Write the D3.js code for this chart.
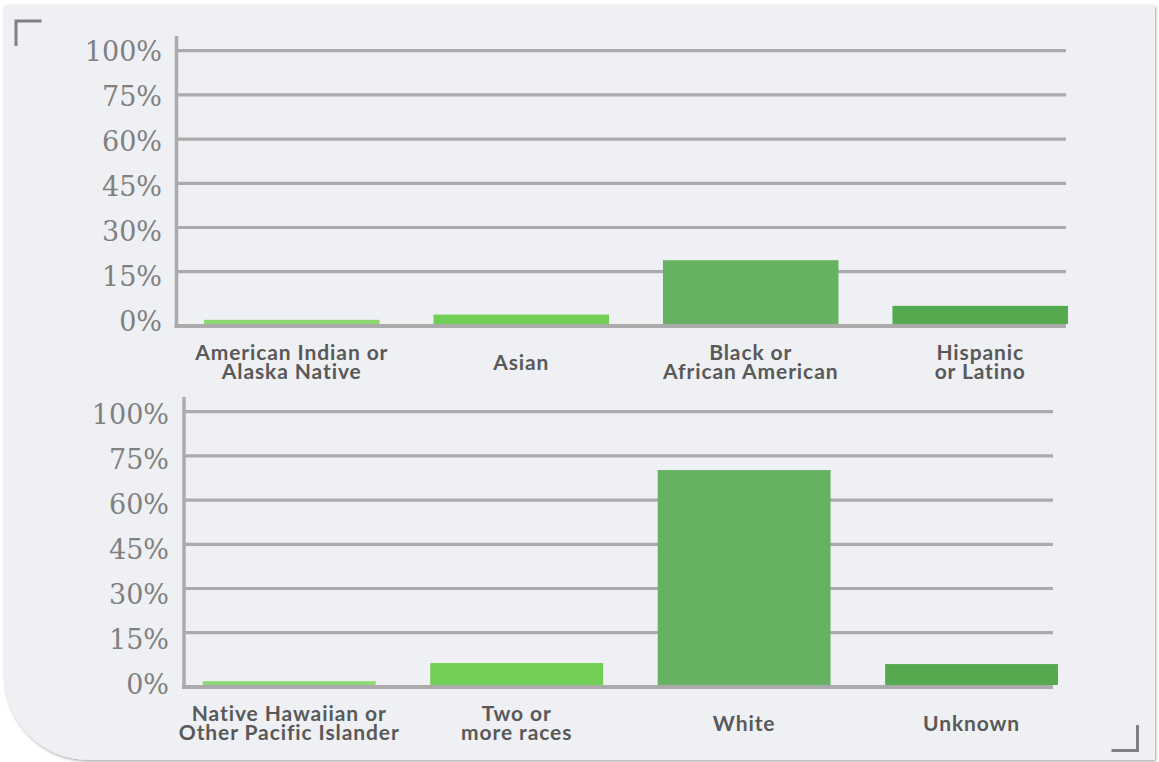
<!DOCTYPE html>
<html><head><meta charset="utf-8">
<script src="https://cdn.jsdelivr.net/npm/d3@7"></script>
<style>html,body{margin:0;padding:0;background:#fff;} svg{display:block}</style>
</head><body><svg id="c" width="1159" height="762"></svg>
<script>
const topCategories = ["American Indian or\nAlaska Native", "Asian", "Black or\nAfrican American", "Hispanic\nor Latino"];
const topValues = [1.2, 2.7, 18.9, 5.2];
const bottomCategories = ["Native Hawaiian or\nOther Pacific Islander", "Two or\nmore races", "White", "Unknown"];
const bottomValues = [1.1, 6.3, 70.2, 6.0];
const tickValues = [0, 15, 30, 45, 60, 75, 100];
const tickLabels = ["0%", "15%", "30%", "45%", "60%", "75%", "100%"];
const barColors = ["#8dd872", "#72cf55", "#66b262", "#55a94f"];

const svg = d3.select("#c");
const defs = svg.append("defs");
const f = defs.append("filter").attr("id","sh").attr("x","-5%").attr("y","-5%").attr("width","110%").attr("height","110%");
f.append("feDropShadow").attr("dx",1).attr("dy",1.5).attr("stdDeviation",1.6).attr("flood-color","#000").attr("flood-opacity",0.35);

// panel
const x0 = 4, y0 = 5, x1 = 1155, y1 = 760, r = 85;
svg.append("path")
  .attr("d", `M${x0},${y0} H${x1} V${y1} H${x0 + r} A${r},${r} 0 0 1 ${x0},${y1 - r} Z`)
  .attr("fill", "#eef0f4").attr("filter", "url(#sh)");

// corner brackets
svg.append("path").attr("d","M16,46 V21 H41.5").attr("fill","none").attr("stroke","#808080").attr("stroke-width",3);
svg.append("path").attr("d","M1111.5,750.5 H1137.5 V725").attr("fill","none").attr("stroke","#808080").attr("stroke-width",3);

const panels = [
  {cats: topCategories, vals: topValues, axisX: 176.5, gridEnd: 1066, gridTop: 50.7, step: 44.2, base: 324,
   axisTop: 36, labelTop: 51, labelBottom: 321.7, labelRight: 162, xRange: [204, 1068], padInner: 0.235},
  {cats: bottomCategories, vals: bottomValues, axisX: 184, gridEnd: 1053, gridTop: 411.7, step: 44.2, base: 685,
   axisTop: 397, labelTop: 413.8, labelBottom: 684.2, labelRight: 169, xRange: [202.8, 1058], padInner: 0.24}
];

panels.forEach(p => {
  const g = svg.append("g");
  const y = d3.scaleLinear().domain(tickValues)
    .range(tickValues.map((v, i) => i === 0 ? p.base : p.gridTop + (tickValues.length - 1 - i) * p.step));
  const x = d3.scaleBand().domain(p.cats).range(p.xRange).paddingInner(p.padInner).paddingOuter(0);
  const ly = d3.scalePoint().domain(tickLabels).range([p.labelBottom, p.labelTop]);

  // gridlines
  g.selectAll(".grid").data(tickValues.slice(1)).enter().append("line")
    .attr("x1", p.axisX).attr("x2", p.gridEnd)
    .attr("y1", d => y(d)).attr("y2", d => y(d))
    .attr("stroke", "#ababab").attr("stroke-width", 3.2);

  // bars
  g.selectAll(".bar").data(p.vals).enter().append("rect")
    .attr("x", (d, i) => x(p.cats[i]))
    .attr("width", x.bandwidth())
    .attr("y", d => y(d))
    .attr("height", d => y(0) - y(d))
    .attr("fill", (d, i) => barColors[i]);

  // baseline
  g.append("line").attr("x1", p.axisX - 2).attr("x2", p.gridEnd)
    .attr("y1", y(0) + 2).attr("y2", y(0) + 2)
    .attr("stroke", "#ababab").attr("stroke-width", 4);
  // vertical axis
  g.append("line").attr("x1", p.axisX).attr("x2", p.axisX)
    .attr("y1", p.axisTop).attr("y2", y(0) + 4)
    .attr("stroke", "#ababab").attr("stroke-width", 3.5);

  // y labels
  g.selectAll(".yl").data(tickLabels).enter().append("text")
    .attr("x", p.labelRight).attr("y", d => ly(d)).attr("dy", "0.36em")
    .attr("text-anchor", "end")
    .style("font-family", "'DejaVu Serif', serif").style("font-size", "27px")
    .attr("fill", "#808080").text(d => d);

  // category labels
  const lineH = 19.5;
  p.cats.forEach(c => {
    const lines = c.split("\n");
    const cx = x(c) + x.bandwidth() / 2;
    const mid = y(0) + 45.5;
    const t = g.append("text").attr("text-anchor", "middle")
      .style("font-family", "Lato, sans-serif").style("font-weight", 700).style("font-size", "21px")
      .style("letter-spacing", "0.9px")
      .attr("fill", "#595959");
    lines.forEach((l, i) => {
      t.append("tspan").attr("x", cx).attr("y", mid + (i - (lines.length - 1) / 2) * lineH).text(l);
    });
  });
});
</script></body></html>
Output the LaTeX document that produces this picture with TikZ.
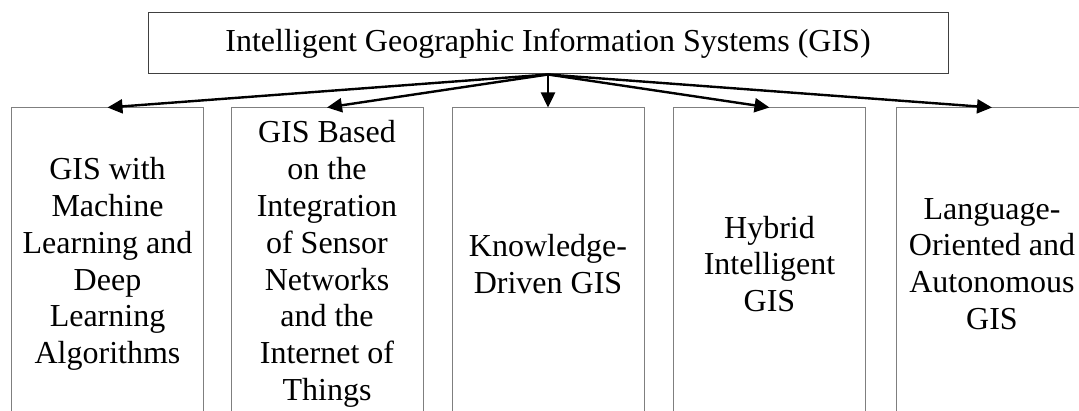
\documentclass[tikz,border=0pt]{standalone}
\usepackage{fontspec}
\setmainfont{Liberation Serif}
\definecolor{gisEdge}{HTML}{7F7F7F}
\definecolor{gisTop}{HTML}{404040}
\usetikzlibrary{arrows.meta, positioning}

\begin{document}
\begin{tikzpicture}[x=0.5pt, y=-0.5pt,
  root/.style={draw=gisTop, line width=0.5pt, minimum width=400pt,
    minimum height=30.5pt, inner sep=0pt,
    font=\fontsize{16}{18.4}\selectfont},
  branch/.style={draw=gisEdge, line width=0.5pt, minimum width=96pt,
    minimum height=156pt, inner sep=0pt, align=center,
    font=\fontsize{16}{18.4}\selectfont},
  link/.style={-{Triangle[length=7.5pt, width=7pt]}, line width=1.2pt, black}]
  \clip (0,0) rectangle (1079,411);
  \fill[white] (0,0) rectangle (1079,411);
  \node[root] (gis) at (548,43.5) {Intelligent Geographic Information Systems (GIS)};
  \node[branch] (ml) at (107.5,264) {GIS with\\Machine\\Learning and\\Deep\\Learning\\Algorithms};
  \node[branch] (iot) at (327,264) {GIS Based\\on the\\Integration\\of Sensor\\Networks\\and the\\Internet of\\Things};
  \node[branch] (kd) at (548,264) {Knowledge-\\Driven GIS};
  \node[branch] (hyb) at (769.5,264) {Hybrid\\Intelligent\\GIS};
  \node[branch] (lang) at (992,264) {Language-\\Oriented and\\Autonomous\\GIS};
  \draw[link] (gis.south) -- (ml.north);
  \draw[link] (gis.south) -- (iot.north);
  \draw[link] (gis.south) -- (kd.north);
  \draw[link] (gis.south) -- (hyb.north);
  \draw[link] (gis.south) -- (lang.north);
\end{tikzpicture}
\end{document}
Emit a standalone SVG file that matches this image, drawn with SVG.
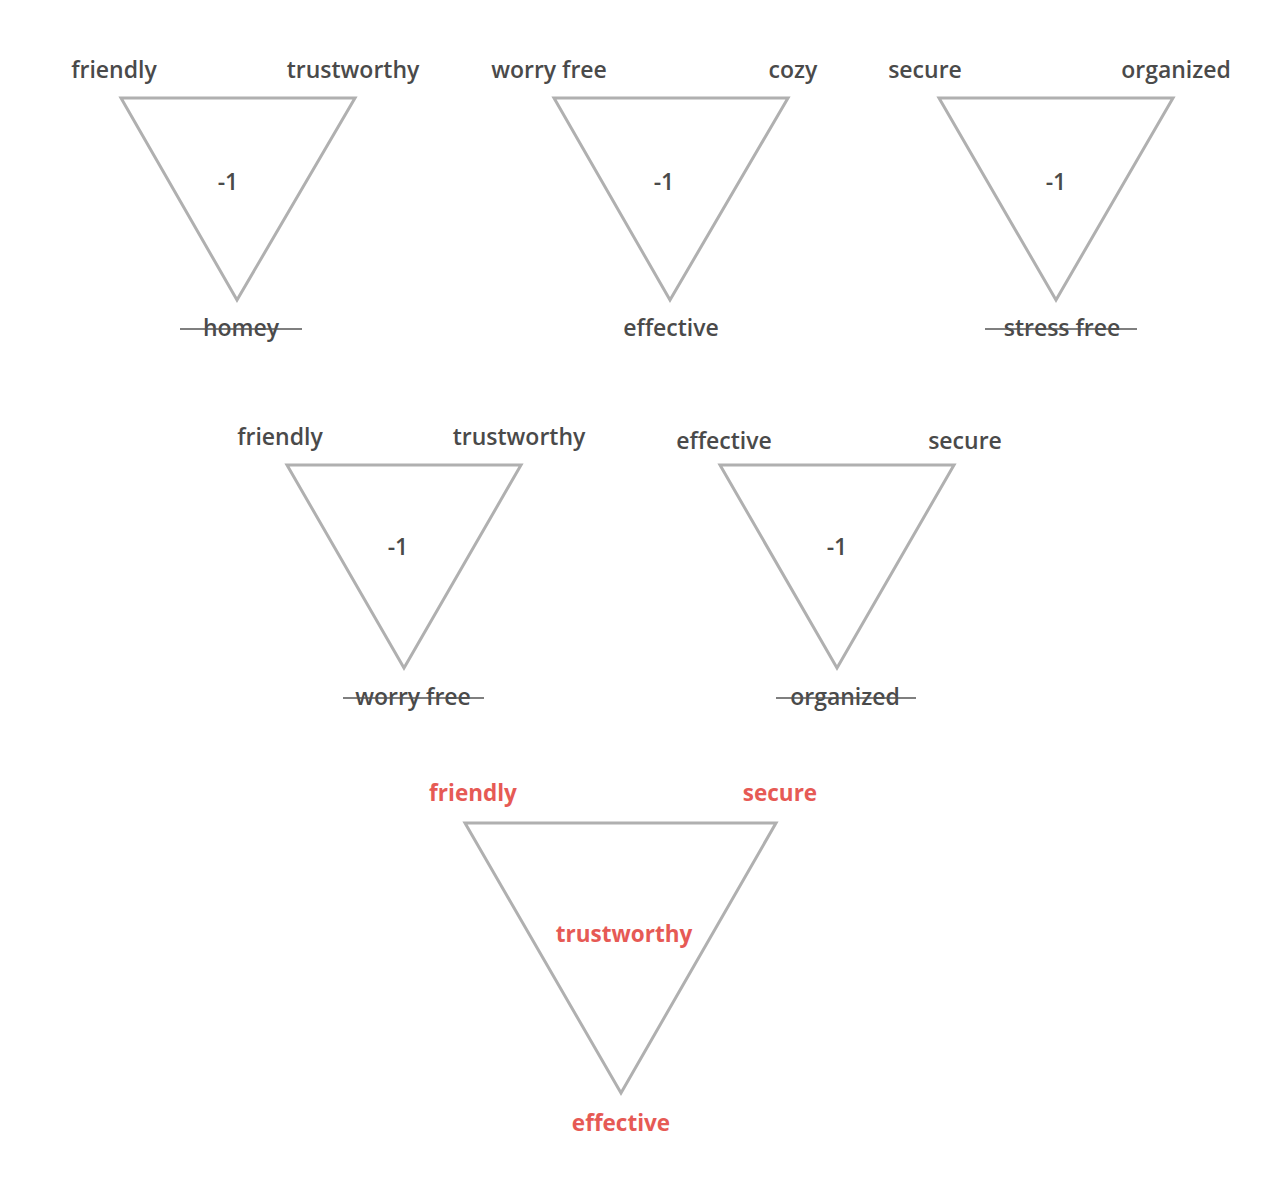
<svg xmlns="http://www.w3.org/2000/svg" width="1288" height="1196" viewBox="0 0 1288 1196">
<style>
.tri{fill:none;stroke:#b0b0b0;stroke-width:3;stroke-linejoin:miter}
.t{font-family:"Open Sans","Noto Sans",sans-serif;font-size:23px;font-weight:600;fill:#4a4a4a;text-anchor:middle}
.r{font-family:"Open Sans","Noto Sans",sans-serif;font-size:22.5px;font-weight:bold;fill:#e65a55;text-anchor:middle}
.s{stroke:#555;stroke-width:1.5}
</style>
<rect width="1288" height="1196" fill="#fff"/>
<g id="n1">
<polygon class="tri" points="121,98 355,98 237,300"/>
<text class="t" x="114" y="78">friendly</text>
<text class="t" x="353" y="78">trustworthy</text>
<text class="t" x="228" y="190">-1</text>
<text class="t" x="241" y="336">homey</text>
<line class="s" x1="180" y1="329" x2="302" y2="329"/>
</g>
<g id="n2">
<polygon class="tri" points="554,98 788,98 670,300"/>
<text class="t" x="549" y="78">worry free</text>
<text class="t" x="793" y="78">cozy</text>
<text class="t" x="664" y="190">-1</text>
<text class="t" x="671" y="336">effective</text>
</g>
<g id="n3">
<polygon class="tri" points="939,98 1173,98 1056,300"/>
<text class="t" x="925" y="78">secure</text>
<text class="t" x="1176" y="78">organized</text>
<text class="t" x="1056" y="190">-1</text>
<text class="t" x="1062" y="336">stress free</text>
<line class="s" x1="985" y1="329" x2="1137" y2="329"/>
</g>
<g id="n4">
<polygon class="tri" points="287,465 521,465 404,668"/>
<text class="t" x="280" y="445">friendly</text>
<text class="t" x="519" y="445">trustworthy</text>
<text class="t" x="398" y="555">-1</text>
<text class="t" x="413" y="705">worry free</text>
<line class="s" x1="343" y1="698" x2="484" y2="698"/>
</g>
<g id="n5">
<polygon class="tri" points="720,465 954,465 837,668"/>
<text class="t" x="724" y="449">effective</text>
<text class="t" x="965" y="449">secure</text>
<text class="t" x="837" y="555">-1</text>
<text class="t" x="845" y="705">organized</text>
<line class="s" x1="776" y1="698" x2="916" y2="698"/>
</g>
<g id="n6">
<polygon class="tri" points="465,823 776,823 621,1093"/>
<text class="r" x="473" y="801">friendly</text>
<text class="r" x="780" y="801">secure</text>
<text class="r" x="624" y="942">trustworthy</text>
<text class="r" x="621" y="1131">effective</text>
</g>
<g id="connectors"/>
</svg>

**Exercise**: From the data above, pick out each line containing "standalone" and copy it.

**Full answer**:
\documentclass[tikz,border=0pt]{standalone}
Emit a standalone SVG file that matches this image, drawn with SVG.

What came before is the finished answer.